— start of Information shown —
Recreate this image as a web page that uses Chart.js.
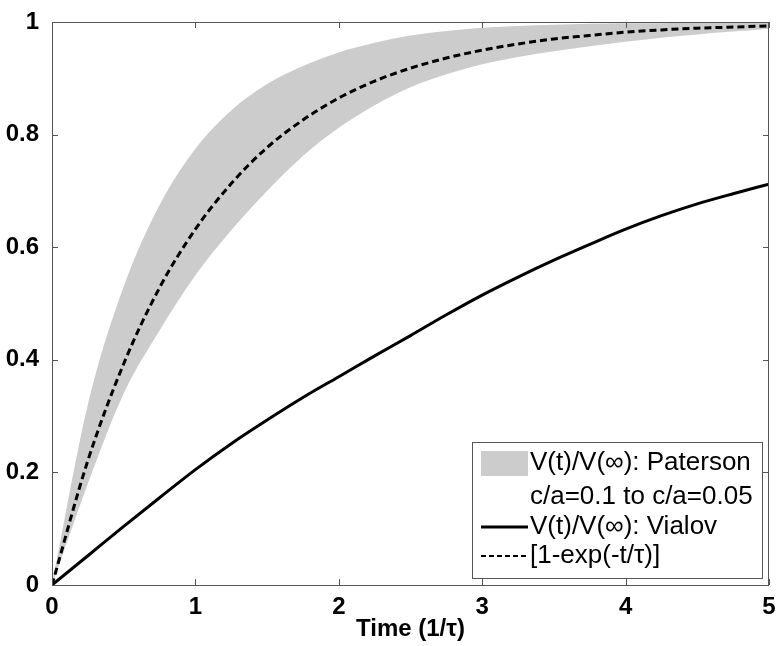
<!DOCTYPE html>
<html>
<head>
<meta charset="utf-8">
<script src="https://cdn.jsdelivr.net/npm/chart.js@4.4.1/dist/chart.umd.min.js"></script>
<style>
  body { margin: 0; background: #fff; }
  canvas { display: block; }
</style>
</head>
<body>
<canvas id="chart" width="778" height="646"></canvas>
<script>
// time axis in units of tau
const timeSteps = [0, 0.25, 0.5, 0.75, 1, 1.25, 1.5, 1.75, 2, 2.25, 2.5, 2.75, 3, 3.25, 3.5, 3.75, 4, 4.25, 4.5, 4.75, 5];
// Paterson band, c/a=0.1 (upper edge) to c/a=0.05 (lower edge)
const patersonUpper = [0, 0.32, 0.53, 0.675, 0.775, 0.843, 0.89, 0.922, 0.946, 0.963, 0.976, 0.984, 0.99, 0.993, 0.995, 0.997, 0.998, 0.998, 0.999, 0.999, 0.999];
const patersonLower = [0, 0.18, 0.34, 0.452, 0.55, 0.63, 0.70, 0.762, 0.812, 0.852, 0.884, 0.907, 0.925, 0.938, 0.948, 0.957, 0.965, 0.972, 0.978, 0.983, 0.988];
const vialov = [0, 0.052, 0.104, 0.155, 0.205, 0.251, 0.293, 0.333, 0.37, 0.407, 0.443, 0.48, 0.515, 0.547, 0.577, 0.605, 0.632, 0.656, 0.677, 0.695, 0.712];
const expFit = [0, 0.221, 0.393, 0.528, 0.632, 0.713, 0.777, 0.826, 0.865, 0.895, 0.918, 0.936, 0.950, 0.961, 0.970, 0.976, 0.982, 0.986, 0.989, 0.991, 0.993];

const xTicks = [0, 1, 2, 3, 4, 5];
const yTicks = [0, 0.2, 0.4, 0.6, 0.8, 1];

const legendItems = [
  { label: 'V(t)/V(\u221e): Paterson', kind: 'box' },
  { label: 'c/a=0.1 to c/a=0.05', kind: 'none' },
  { label: 'V(t)/V(\u221e): Vialov', kind: 'solid' },
  { label: '[1-exp(-t/\u03c4)]', kind: 'dash' }
];

const toPoints = ys => timeSteps.map((t, i) => ({ x: t, y: ys[i] }));

const tickFont = { family: 'Liberation Sans, Arial, sans-serif', size: 24, weight: 'bold' };
const frameColor = '#555';

// box, inward tick marks and legend, like the original figure
const framePlugin = {
  id: 'frame',
  afterDraw(chart) {
    const ctx = chart.ctx;
    const a = chart.chartArea;
    const xs = chart.scales.x, ys = chart.scales.y;
    ctx.save();
    ctx.strokeStyle = frameColor;
    ctx.lineWidth = 1;
    ctx.strokeRect(a.left + 0.5, a.top + 0.5, a.right - a.left - 1, a.bottom - a.top);
    const tl = 6;
    ctx.beginPath();
    xTicks.forEach(v => {
      const px = Math.round(xs.getPixelForValue(v)) + 0.5;
      ctx.moveTo(px, a.bottom); ctx.lineTo(px, a.bottom - tl);
      ctx.moveTo(px, a.top); ctx.lineTo(px, a.top + tl);
    });
    yTicks.forEach(v => {
      const py = Math.round(ys.getPixelForValue(v)) + 0.5;
      ctx.moveTo(a.left, py); ctx.lineTo(a.left + tl, py);
      ctx.moveTo(a.right, py); ctx.lineTo(a.right - tl, py);
    });
    ctx.stroke();

    // legend
    const w = 290, h = 136;
    const bx = a.right - 7 - w, by = a.bottom - 7 - h;
    ctx.fillStyle = '#fff';
    ctx.fillRect(bx, by, w, h);
    ctx.strokeRect(bx + 0.5, by + 0.5, w, h);
    ctx.font = '26px Liberation Sans, Arial, sans-serif';
    ctx.textBaseline = 'middle';
    ctx.textAlign = 'left';
    const rows = [21, 55, 85, 114];
    legendItems.forEach((item, i) => {
      const cy = by + rows[i];
      const sx = bx + 9, ex = bx + 56;
      if (item.kind === 'box') {
        ctx.fillStyle = '#cccccc';
        ctx.fillRect(sx, cy - 12, ex - sx, 25);
      } else if (item.kind === 'solid' || item.kind === 'dash') {
        ctx.strokeStyle = '#000';
        ctx.lineWidth = item.kind === 'solid' ? 3 : 2;
        ctx.setLineDash(item.kind === 'dash' ? [5, 3] : []);
        ctx.beginPath();
        ctx.moveTo(sx, cy); ctx.lineTo(ex, cy);
        ctx.stroke();
        ctx.setLineDash([]);
      }
      ctx.fillStyle = '#000';
      ctx.fillText(item.label, bx + 58, cy);
    });
    ctx.restore();
  }
};

const fmtTick = v => String(Math.round(v * 10) / 10);

new Chart(document.getElementById('chart'), {
  type: 'line',
  data: {
    datasets: [
      {
        label: 'Paterson c/a=0.05',
        data: toPoints(patersonLower),
        borderWidth: 0,
        borderColor: 'rgba(0,0,0,0)',
        fill: false,
        order: 4
      },
      {
        label: 'Paterson c/a=0.1',
        data: toPoints(patersonUpper),
        borderWidth: 0,
        borderColor: 'rgba(0,0,0,0)',
        backgroundColor: '#cccccc',
        fill: '-1',
        order: 3
      },
      {
        label: 'Vialov',
        data: toPoints(vialov),
        borderColor: '#000',
        borderWidth: 3,
        fill: false,
        order: 1
      },
      {
        label: '1-exp(-t/tau)',
        data: toPoints(expFit),
        borderColor: '#000',
        borderWidth: 3,
        borderDash: [7, 4],
        fill: false,
        order: 0
      }
    ]
  },
  options: {
    responsive: false,
    animation: false,
    devicePixelRatio: 1,
    layout: { padding: { top: 22, right: 9, left: 0, bottom: 0 } },
    elements: {
      point: { radius: 0 },
      line: { cubicInterpolationMode: 'monotone' }
    },
    plugins: {
      legend: { display: false },
      tooltip: { enabled: false }
    },
    scales: {
      x: {
        type: 'linear',
        min: 0,
        max: 5,
        afterBuildTicks: s => { s.ticks = xTicks.map(v => ({ value: v })); },
        afterFit: s => { s.height = 61; },
        ticks: { font: tickFont, color: '#000', padding: 0, callback: fmtTick },
        grid: { display: false },
        border: { display: false },
        title: {
          display: true,
          text: 'Time (1/\u03c4)',
          font: tickFont,
          color: '#000',
          padding: { top: 0, bottom: 2 }
        }
      },
      y: {
        type: 'linear',
        min: 0,
        max: 1,
        afterBuildTicks: s => { s.ticks = yTicks.map(v => ({ value: v })); },
        afterFit: s => { s.width = 52; },
        ticks: { font: tickFont, color: '#000', padding: 5, callback: fmtTick },
        grid: { display: false },
        border: { display: false }
      }
    }
  },
  plugins: [framePlugin]
});
</script>
</body>
</html>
— end of Information shown —
## Written problem
Without including any picture, repeat the data exactly.

## Exercise response
Recreate this image as a web page that uses Chart.js.
<!DOCTYPE html>
<html>
<head>
<meta charset="utf-8">
<script src="https://cdn.jsdelivr.net/npm/chart.js@4.4.1/dist/chart.umd.min.js"></script>
<style>
  body { margin: 0; background: #fff; }
  canvas { display: block; }
</style>
</head>
<body>
<canvas id="chart" width="778" height="646"></canvas>
<script>
// time axis in units of tau
const timeSteps = [0, 0.25, 0.5, 0.75, 1, 1.25, 1.5, 1.75, 2, 2.25, 2.5, 2.75, 3, 3.25, 3.5, 3.75, 4, 4.25, 4.5, 4.75, 5];
// Paterson band, c/a=0.1 (upper edge) to c/a=0.05 (lower edge)
const patersonUpper = [0, 0.32, 0.53, 0.675, 0.775, 0.843, 0.89, 0.922, 0.946, 0.963, 0.976, 0.984, 0.99, 0.993, 0.995, 0.997, 0.998, 0.998, 0.999, 0.999, 0.999];
const patersonLower = [0, 0.18, 0.34, 0.452, 0.55, 0.63, 0.70, 0.762, 0.812, 0.852, 0.884, 0.907, 0.925, 0.938, 0.948, 0.957, 0.965, 0.972, 0.978, 0.983, 0.988];
const vialov = [0, 0.052, 0.104, 0.155, 0.205, 0.251, 0.293, 0.333, 0.37, 0.407, 0.443, 0.48, 0.515, 0.547, 0.577, 0.605, 0.632, 0.656, 0.677, 0.695, 0.712];
const expFit = [0, 0.221, 0.393, 0.528, 0.632, 0.713, 0.777, 0.826, 0.865, 0.895, 0.918, 0.936, 0.950, 0.961, 0.970, 0.976, 0.982, 0.986, 0.989, 0.991, 0.993];

const xTicks = [0, 1, 2, 3, 4, 5];
const yTicks = [0, 0.2, 0.4, 0.6, 0.8, 1];

const legendItems = [
  { label: 'V(t)/V(\u221e): Paterson', kind: 'box' },
  { label: 'c/a=0.1 to c/a=0.05', kind: 'none' },
  { label: 'V(t)/V(\u221e): Vialov', kind: 'solid' },
  { label: '[1-exp(-t/\u03c4)]', kind: 'dash' }
];

const toPoints = ys => timeSteps.map((t, i) => ({ x: t, y: ys[i] }));

const tickFont = { family: 'Liberation Sans, Arial, sans-serif', size: 24, weight: 'bold' };
const frameColor = '#555';

// box, inward tick marks and legend, like the original figure
const framePlugin = {
  id: 'frame',
  afterDraw(chart) {
    const ctx = chart.ctx;
    const a = chart.chartArea;
    const xs = chart.scales.x, ys = chart.scales.y;
    ctx.save();
    ctx.strokeStyle = frameColor;
    ctx.lineWidth = 1;
    ctx.strokeRect(a.left + 0.5, a.top + 0.5, a.right - a.left - 1, a.bottom - a.top);
    const tl = 6;
    ctx.beginPath();
    xTicks.forEach(v => {
      const px = Math.round(xs.getPixelForValue(v)) + 0.5;
      ctx.moveTo(px, a.bottom); ctx.lineTo(px, a.bottom - tl);
      ctx.moveTo(px, a.top); ctx.lineTo(px, a.top + tl);
    });
    yTicks.forEach(v => {
      const py = Math.round(ys.getPixelForValue(v)) + 0.5;
      ctx.moveTo(a.left, py); ctx.lineTo(a.left + tl, py);
      ctx.moveTo(a.right, py); ctx.lineTo(a.right - tl, py);
    });
    ctx.stroke();

    // legend
    const w = 290, h = 136;
    const bx = a.right - 7 - w, by = a.bottom - 7 - h;
    ctx.fillStyle = '#fff';
    ctx.fillRect(bx, by, w, h);
    ctx.strokeRect(bx + 0.5, by + 0.5, w, h);
    ctx.font = '26px Liberation Sans, Arial, sans-serif';
    ctx.textBaseline = 'middle';
    ctx.textAlign = 'left';
    const rows = [21, 55, 85, 114];
    legendItems.forEach((item, i) => {
      const cy = by + rows[i];
      const sx = bx + 9, ex = bx + 56;
      if (item.kind === 'box') {
        ctx.fillStyle = '#cccccc';
        ctx.fillRect(sx, cy - 12, ex - sx, 25);
      } else if (item.kind === 'solid' || item.kind === 'dash') {
        ctx.strokeStyle = '#000';
        ctx.lineWidth = item.kind === 'solid' ? 3 : 2;
        ctx.setLineDash(item.kind === 'dash' ? [5, 3] : []);
        ctx.beginPath();
        ctx.moveTo(sx, cy); ctx.lineTo(ex, cy);
        ctx.stroke();
        ctx.setLineDash([]);
      }
      ctx.fillStyle = '#000';
      ctx.fillText(item.label, bx + 58, cy);
    });
    ctx.restore();
  }
};

const fmtTick = v => String(Math.round(v * 10) / 10);

new Chart(document.getElementById('chart'), {
  type: 'line',
  data: {
    datasets: [
      {
        label: 'Paterson c/a=0.05',
        data: toPoints(patersonLower),
        borderWidth: 0,
        borderColor: 'rgba(0,0,0,0)',
        fill: false,
        order: 4
      },
      {
        label: 'Paterson c/a=0.1',
        data: toPoints(patersonUpper),
        borderWidth: 0,
        borderColor: 'rgba(0,0,0,0)',
        backgroundColor: '#cccccc',
        fill: '-1',
        order: 3
      },
      {
        label: 'Vialov',
        data: toPoints(vialov),
        borderColor: '#000',
        borderWidth: 3,
        fill: false,
        order: 1
      },
      {
        label: '1-exp(-t/tau)',
        data: toPoints(expFit),
        borderColor: '#000',
        borderWidth: 3,
        borderDash: [7, 4],
        fill: false,
        order: 0
      }
    ]
  },
  options: {
    responsive: false,
    animation: false,
    devicePixelRatio: 1,
    layout: { padding: { top: 22, right: 9, left: 0, bottom: 0 } },
    elements: {
      point: { radius: 0 },
      line: { cubicInterpolationMode: 'monotone' }
    },
    plugins: {
      legend: { display: false },
      tooltip: { enabled: false }
    },
    scales: {
      x: {
        type: 'linear',
        min: 0,
        max: 5,
        afterBuildTicks: s => { s.ticks = xTicks.map(v => ({ value: v })); },
        afterFit: s => { s.height = 61; },
        ticks: { font: tickFont, color: '#000', padding: 0, callback: fmtTick },
        grid: { display: false },
        border: { display: false },
        title: {
          display: true,
          text: 'Time (1/\u03c4)',
          font: tickFont,
          color: '#000',
          padding: { top: 0, bottom: 2 }
        }
      },
      y: {
        type: 'linear',
        min: 0,
        max: 1,
        afterBuildTicks: s => { s.ticks = yTicks.map(v => ({ value: v })); },
        afterFit: s => { s.width = 52; },
        ticks: { font: tickFont, color: '#000', padding: 5, callback: fmtTick },
        grid: { display: false },
        border: { display: false }
      }
    }
  },
  plugins: [framePlugin]
});
</script>
</body>
</html>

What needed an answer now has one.